In a two-week-old interview the BBC’s comedy honcho Shane Allen said what any programming exec in any major urban city would say about diversity and inclusion.

Allen on the approaching 50th anniversary of Monty Python, a product of Cambridge University grads: “If you’re going to assemble a team now it’s not going to be six Oxbridge white blokes. It’s going to be a diverse range of people who reflect the modern world.”

Allen explained that he was part of “an industry-wide impetus” for people to be “telling stories that haven’t been told.” In other words you have to move on, engage, catch the next wave. On top of which Allen wouldn’t have his job for very long if he wasn’t saying “diversity…hey-ho!”

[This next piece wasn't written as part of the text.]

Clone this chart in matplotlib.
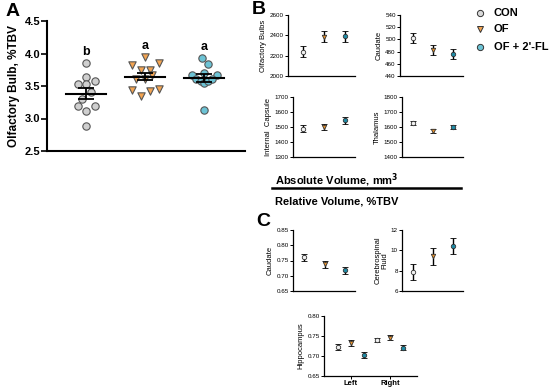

Naturally this didn’t sit well with former Python Terry Gilliam. Speaking at the Karlovy Vary Film Festival, the director of The Man Who Killed Don Quixote said the following:

“[Allen’s] statement made me so angry, all of us so angry. Comedy is not assembled, it’s not like putting together a boy band where you put together one of this, one of that and everyone is represented. This is bullshit. I no longer want to be a white male, [and] I don’t want to be blamed for everything wrong in the world. I tell the world now I’m a black lesbian…my name is Loretta and I’m a BLT, a black lesbian in transition.”